La luz de la luna entraba por la ventana, bañando el perfil de Israel con un resplandor suave, casi etéreo.
Sus labios se mantenían apretados, transmitiendo una presencia tan imponente que a cualquiera le costaba incluso respirar. El ambiente se volvía tenso, como si el aire pesara el doble. Aunque Esteban era su propio sobrino, en ese instante ni siquiera se atrevía a decir una palabra más. Instintivamente, bajó la cabeza y adoptó un tono sumamente respetuoso.
—Está bien, tío, enseguida mando a alguien para investigar esto.
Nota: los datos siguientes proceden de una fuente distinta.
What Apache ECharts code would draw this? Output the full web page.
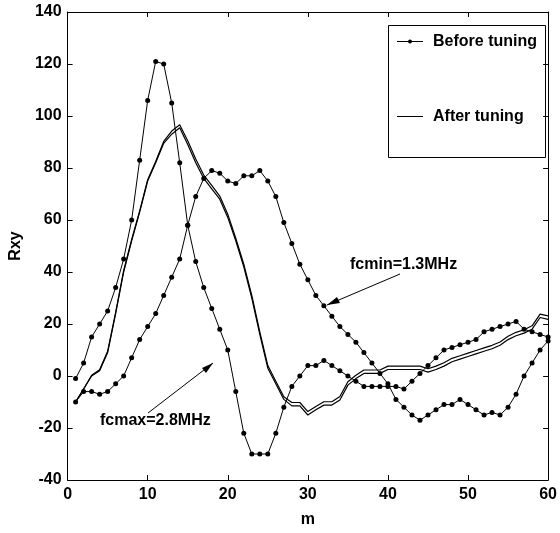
<!DOCTYPE html>
<html>
<head>
<meta charset="utf-8">
<script src="https://cdn.jsdelivr.net/npm/echarts@6/dist/echarts.min.js"></script>
<style>
  html, body { margin: 0; padding: 0; background: #fff; }
  #chart { width: 560px; height: 533px; }
</style>
</head>
<body>
<div id="chart"></div>
<script>
// before tuning, fcmax = 2.8MHz (sampled at m = 1..60)
var beforeMax = [-1, 5, 15, 20, 25, 34, 45, 60, 83, 106,
    121, 120, 105, 82, 58, 44, 34, 26, 18, 10,
    -6, -22, -30, -30, -30, -22, -12, -4, 0, 4,
    4, 6, 4, 2, 0, -2, -4, -4, -4, -4,
    -4, -5, -2, 1, 4, 7, 10, 11, 12, 13,
    14, 17, 18, 19, 20, 21, 18, 17, 16, 15];
// before tuning, fcmin = 1.3MHz
var beforeMin = [-10, -6, -6, -7, -6, -3, 0, 7, 14, 19,
    24, 31, 38, 45, 58, 69, 76, 79, 78, 75,
    74, 77, 77, 79, 75, 69, 59, 51, 43, 37,
    31, 27, 23, 19, 16, 13, 9, 5, 1, -3,
    -9, -12, -15, -17, -15, -13, -11, -11, -9, -11,
    -13, -15, -14, -15, -12, -7, 0, 5, 10, 13.5];
// after tuning (drawn as two almost coincident curves)
var afterA = [-10, -5, 0, 2, 9, 24, 40, 52, 63, 75,
    82, 89.5, 93, 95.5, 89, 82, 76, 72, 68, 61,
    52, 42, 30, 16, 3, -3, -9, -11.5, -11.5, -15,
    -13, -11.2, -11.2, -9.2, -3.5, -1, 1, 1, 1, 2.5,
    2.5, 2.5, 2.5, 2.5, 1.5, 2.5, 3.8, 5.5, 6.5, 7.5,
    8.5, 9.5, 10.5, 11.8, 14, 15.5, 16.5, 18, 22.5, 21.8];
var afterB = [-10, -5, 0.3, 2.4, 9.5, 24.5, 40.5, 52.5, 63.5, 75.5,
    82.5, 90.2, 94.2, 96.6, 90.5, 83.5, 77.3, 73.3, 69.2, 62.2,
    53, 43, 31, 17, 4, -2, -8, -10.2, -10.2, -13.7,
    -11.7, -9.9, -9.9, -7.9, -2.2, 0.3, 2.3, 2.3, 2.3, 3.8,
    3.8, 3.8, 3.8, 3.8, 2.8, 3.8, 5.1, 6.8, 7.8, 8.8,
    9.8, 10.8, 11.8, 13.1, 15.3, 16.8, 17.8, 19.3, 23.8, 23.1];
var xTicks = [0, 10, 20, 30, 40, 50, 60];
var yTicks = [-40, -20, 0, 20, 40, 60, 80, 100, 120, 140];
var legendNames = ['Before tuning', 'After tuning'];

function pairs(vals) {
    var out = [];
    for (var i = 0; i < vals.length; i++) {
        out.push([i + 1, vals[i]]);
    }
    return out;
}

var font = 'Liberation Sans, Arial, sans-serif';
var black = '#000';

var chart = echarts.init(document.getElementById('chart'));

function xAx(pos, labels) {
    return {
        type: 'value', position: pos,
        min: xTicks[0], max: xTicks[xTicks.length - 1], interval: 10,
        axisLine: { show: true, onZero: false, lineStyle: { color: black, width: 1 } },
        axisTick: { show: true, inside: true, length: 5, lineStyle: { color: black } },
        axisLabel: { show: labels, color: black, fontWeight: 'bold', fontSize: 16, fontFamily: font, margin: 7 },
        splitLine: { show: false },
        name: labels ? 'm' : '', nameLocation: 'middle', nameGap: 32,
        nameTextStyle: { color: black, fontWeight: 'bold', fontSize: 16, fontFamily: font }
    };
}
function yAx(pos, labels) {
    return {
        type: 'value', position: pos,
        min: yTicks[0], max: yTicks[yTicks.length - 1], interval: 20,
        axisLine: { show: true, onZero: false, lineStyle: { color: black, width: 1 } },
        axisTick: { show: true, inside: true, length: 5, lineStyle: { color: black } },
        axisLabel: { show: labels, color: black, fontWeight: 'bold', fontSize: 16, fontFamily: font, margin: 6 },
        splitLine: { show: false },
        name: labels ? 'Rxy' : '', nameLocation: 'middle', nameGap: 31,
        nameTextStyle: { color: black, fontWeight: 'bold', fontSize: 16, fontFamily: font }
    };
}

function beforeSeries(vals) {
    return {
        name: legendNames[0], type: 'line', data: pairs(vals),
        symbol: 'circle', symbolSize: 5, showSymbol: true,
        itemStyle: { color: black },
        lineStyle: { color: black, width: 1 },
        animation: false, z: 3
    };
}
function afterSeries(vals) {
    return {
        name: legendNames[1], type: 'line', data: pairs(vals),
        symbol: 'none',
        itemStyle: { color: black },
        lineStyle: { color: black, width: 1.2 },
        animation: false, z: 2
    };
}

// legend box drawn by hand so the two samples match the original
var legendGraphic = {
    type: 'group', z: 100,
    children: [
        { type: 'rect', shape: { x: 388.5, y: 25.5, width: 157, height: 132 },
          style: { fill: '#fff', stroke: black, lineWidth: 1 } },
        { type: 'rect', shape: { x: 397, y: 41, width: 26, height: 1 }, style: { fill: black } },
        { type: 'circle', shape: { cx: 410, cy: 41.5, r: 2 }, style: { fill: black } },
        { type: 'text', x: 433, y: 42,
          style: { text: legendNames[0], fill: black, font: 'bold 16px ' + font, verticalAlign: 'middle' } },
        { type: 'rect', shape: { x: 397, y: 116, width: 26, height: 1 }, style: { fill: black } },
        { type: 'text', x: 433, y: 117,
          style: { text: legendNames[1], fill: black, font: 'bold 16px ' + font, verticalAlign: 'middle' } }
    ]
};

var option = {
    backgroundColor: '#fff',
    animation: false,
    grid: { left: 52, right: 9, top: 12, bottom: 53 },
    xAxis: [xAx('bottom', true), xAx('top', false)],
    yAxis: [yAx('left', true), yAx('right', false)],
    legend: { show: false, data: legendNames },
    series: [
        beforeSeries(beforeMax),
        beforeSeries(beforeMin),
        afterSeries(afterA),
        afterSeries(afterB)
    ],
    graphic: [
        legendGraphic,
        {
            type: 'text', left: 350, top: 257,
            style: { text: 'fcmin=1.3MHz', fill: black, font: 'bold 16px ' + font }
        },
        {
            type: 'text', left: 100, top: 413,
            style: { text: 'fcmax=2.8MHz', fill: black, font: 'bold 16px ' + font }
        },
        {
            type: 'polyline',
            shape: { points: [[400, 274], [327, 305]] },
            style: { stroke: black, lineWidth: 1 }
        },
        {
            type: 'polygon',
            shape: { points: [[327, 305], [337, 297], [340, 303]] },
            style: { fill: black }
        },
        {
            type: 'polyline',
            shape: { points: [[148, 413], [213, 363]] },
            style: { stroke: black, lineWidth: 1 }
        },
        {
            type: 'polygon',
            shape: { points: [[213, 363], [206, 373], [202, 368]] },
            style: { fill: black }
        }
    ]
};

chart.setOption(option);
</script>
</body>
</html>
Esteban siempre había admirado a las personas con talento. Sobre todo a jóvenes con potencial, como Santiago. Pero si su tío quería llegar al fondo del asunto, pues ni modo, que lo haga.
Al final, el oro de verdad no teme ni al fuego. Esteban confiaba en que Santiago no lo defraudaría. Tarde o temprano, su tío se daría cuenta de que estaba exagerando, y en ese momento, él sería quien lo pondría en su lugar. Solo de imaginarlo, sentía una emoción contenida.
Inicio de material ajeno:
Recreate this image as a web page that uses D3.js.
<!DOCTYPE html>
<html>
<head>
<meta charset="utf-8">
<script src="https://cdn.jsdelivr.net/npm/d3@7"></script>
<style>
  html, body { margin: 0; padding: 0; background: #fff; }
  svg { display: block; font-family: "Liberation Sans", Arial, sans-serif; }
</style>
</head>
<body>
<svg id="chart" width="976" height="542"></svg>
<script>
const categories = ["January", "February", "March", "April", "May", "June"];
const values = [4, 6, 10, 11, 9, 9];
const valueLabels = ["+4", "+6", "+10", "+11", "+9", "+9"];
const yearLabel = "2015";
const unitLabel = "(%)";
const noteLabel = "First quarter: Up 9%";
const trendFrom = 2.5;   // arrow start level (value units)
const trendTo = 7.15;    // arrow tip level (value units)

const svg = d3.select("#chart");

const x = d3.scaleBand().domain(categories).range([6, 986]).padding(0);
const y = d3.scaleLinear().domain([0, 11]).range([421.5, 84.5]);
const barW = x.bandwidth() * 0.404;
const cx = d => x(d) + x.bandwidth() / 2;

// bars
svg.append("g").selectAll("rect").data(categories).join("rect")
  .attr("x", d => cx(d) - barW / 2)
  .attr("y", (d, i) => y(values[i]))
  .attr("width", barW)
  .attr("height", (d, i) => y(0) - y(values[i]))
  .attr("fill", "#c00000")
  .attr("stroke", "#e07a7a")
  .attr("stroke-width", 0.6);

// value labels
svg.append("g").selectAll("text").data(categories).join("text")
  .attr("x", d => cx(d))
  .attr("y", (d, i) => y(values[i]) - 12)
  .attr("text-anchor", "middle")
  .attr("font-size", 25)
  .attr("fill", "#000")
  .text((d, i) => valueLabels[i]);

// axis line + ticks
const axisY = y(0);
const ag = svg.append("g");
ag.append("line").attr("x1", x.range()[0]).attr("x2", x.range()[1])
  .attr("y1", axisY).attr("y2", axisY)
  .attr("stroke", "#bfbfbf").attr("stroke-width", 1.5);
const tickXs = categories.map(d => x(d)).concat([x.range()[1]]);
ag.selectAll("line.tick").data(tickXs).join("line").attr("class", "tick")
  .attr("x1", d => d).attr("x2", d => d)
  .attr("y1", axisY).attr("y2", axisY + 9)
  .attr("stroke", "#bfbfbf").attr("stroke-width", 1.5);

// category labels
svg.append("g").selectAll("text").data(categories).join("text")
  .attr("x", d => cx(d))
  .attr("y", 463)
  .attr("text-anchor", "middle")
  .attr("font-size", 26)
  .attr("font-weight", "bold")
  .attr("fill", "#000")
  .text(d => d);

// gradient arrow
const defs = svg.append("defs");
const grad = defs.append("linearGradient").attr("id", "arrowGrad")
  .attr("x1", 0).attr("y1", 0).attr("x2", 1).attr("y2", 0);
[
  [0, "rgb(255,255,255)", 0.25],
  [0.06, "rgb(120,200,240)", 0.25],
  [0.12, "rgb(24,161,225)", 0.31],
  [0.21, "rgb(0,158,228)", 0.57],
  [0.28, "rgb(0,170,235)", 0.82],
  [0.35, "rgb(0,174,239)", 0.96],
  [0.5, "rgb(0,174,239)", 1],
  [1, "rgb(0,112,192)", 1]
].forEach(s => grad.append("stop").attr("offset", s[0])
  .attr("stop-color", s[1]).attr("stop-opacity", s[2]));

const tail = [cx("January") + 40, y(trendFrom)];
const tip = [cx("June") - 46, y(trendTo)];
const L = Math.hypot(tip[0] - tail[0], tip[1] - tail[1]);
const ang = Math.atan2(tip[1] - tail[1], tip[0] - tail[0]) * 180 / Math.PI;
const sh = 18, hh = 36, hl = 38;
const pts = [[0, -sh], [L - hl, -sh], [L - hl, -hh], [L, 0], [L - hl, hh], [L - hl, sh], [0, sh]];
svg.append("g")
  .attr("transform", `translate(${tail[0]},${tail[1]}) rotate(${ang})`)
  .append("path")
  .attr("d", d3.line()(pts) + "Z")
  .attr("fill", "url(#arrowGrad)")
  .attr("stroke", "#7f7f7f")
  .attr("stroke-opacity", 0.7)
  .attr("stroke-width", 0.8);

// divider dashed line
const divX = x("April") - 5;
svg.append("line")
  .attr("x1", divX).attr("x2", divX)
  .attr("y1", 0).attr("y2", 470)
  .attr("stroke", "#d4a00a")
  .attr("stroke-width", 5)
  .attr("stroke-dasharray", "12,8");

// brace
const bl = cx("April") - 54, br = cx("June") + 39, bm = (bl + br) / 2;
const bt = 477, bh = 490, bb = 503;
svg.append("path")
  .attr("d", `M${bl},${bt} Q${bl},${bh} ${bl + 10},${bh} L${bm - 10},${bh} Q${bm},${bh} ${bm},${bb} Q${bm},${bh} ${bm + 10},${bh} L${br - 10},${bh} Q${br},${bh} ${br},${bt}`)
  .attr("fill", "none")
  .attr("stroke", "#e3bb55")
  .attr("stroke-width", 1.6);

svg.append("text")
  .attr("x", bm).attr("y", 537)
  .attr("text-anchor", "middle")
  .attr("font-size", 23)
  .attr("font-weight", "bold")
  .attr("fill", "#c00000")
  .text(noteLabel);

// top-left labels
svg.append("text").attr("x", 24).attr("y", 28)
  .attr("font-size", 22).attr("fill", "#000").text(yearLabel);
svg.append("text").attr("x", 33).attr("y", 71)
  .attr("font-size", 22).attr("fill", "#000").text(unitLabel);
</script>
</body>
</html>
Israel parecía alguien que caminaba por las nubes, inalcanzable y casi sagrado. Durante todos estos años, nadie había logrado jamás dejarlo en ridículo. Pero él, Esteban, estaba seguro de que sería el primero.
¡Eso sí que sería un logro!
...
En otro lado de la ciudad, Úrsula regresaba a la casa que recordaba de su infancia.
Se trataba de un edificio común en San Albero, uno de esos barrios donde la vida transcurría tranquila. Desde que el abuelo Fabián Méndez la adoptó, habían vivido ahí rentando un departamento modesto.
Úrsula subió en el ascensor hasta el octavo piso y tocó la puerta.
—Toc, toc, toc—
Tardaron alrededor de un minuto en abrirle. Finalmente, frente a ella apareció un señor de poco más de sesenta años, con una expresión amable y cálida. Al verla en la puerta, primero se quedó pasmado, luego preguntó con una voz temblorosa, como si no creyera lo que veía.
—...¿Úrsula? ¿Por qué volviste tan tarde?
Fabián se quedó en shock. Desde que Úrsula entró a la familia Ríos, había empezado a cambiar, a avergonzarse de sus orígenes humildes y a evitarlo en público. Incluso había dejado de visitarlo.
Pero ahora, al sentir la calidez de su mano, Fabián no pudo evitar que se le humedecieran los ojos.
—Claro, claro, pasa, mi niña. Ahorita mismo te hago tus tallarines.
En todo el tiempo que Úrsula llevaba casada con Santiago, había vuelto a casa menos de tres veces. En el trabajo, todos los compañeros de Fabián decían que su nieta era una malagradecida.
Pero en ese momento, Fabián sentía ganas de gritarle a todo el barrio que su nieta había regresado a verlo.
Antes de entrar a la cocina, Fabián encendió el aire acondicionado de la sala. Un gesto pequeño, pero que tocó profundamente a Úrsula. La gente de antes era muy ahorrativa, incluso en noches de verano cuando el calor llegaba a los 38 grados, rara vez encendían el aire. Pero para su nieta, él estaba dispuesto a darle lo mejor.
Úrsula se sentó en el sofá y miró a su alrededor. El departamento era pequeño, de dos recámaras, casi sin muebles, pero todo estaba impecable. Cerca de la puerta, en el perchero, colgaba un chaleco naranja: el uniforme de trabajo de Fabián.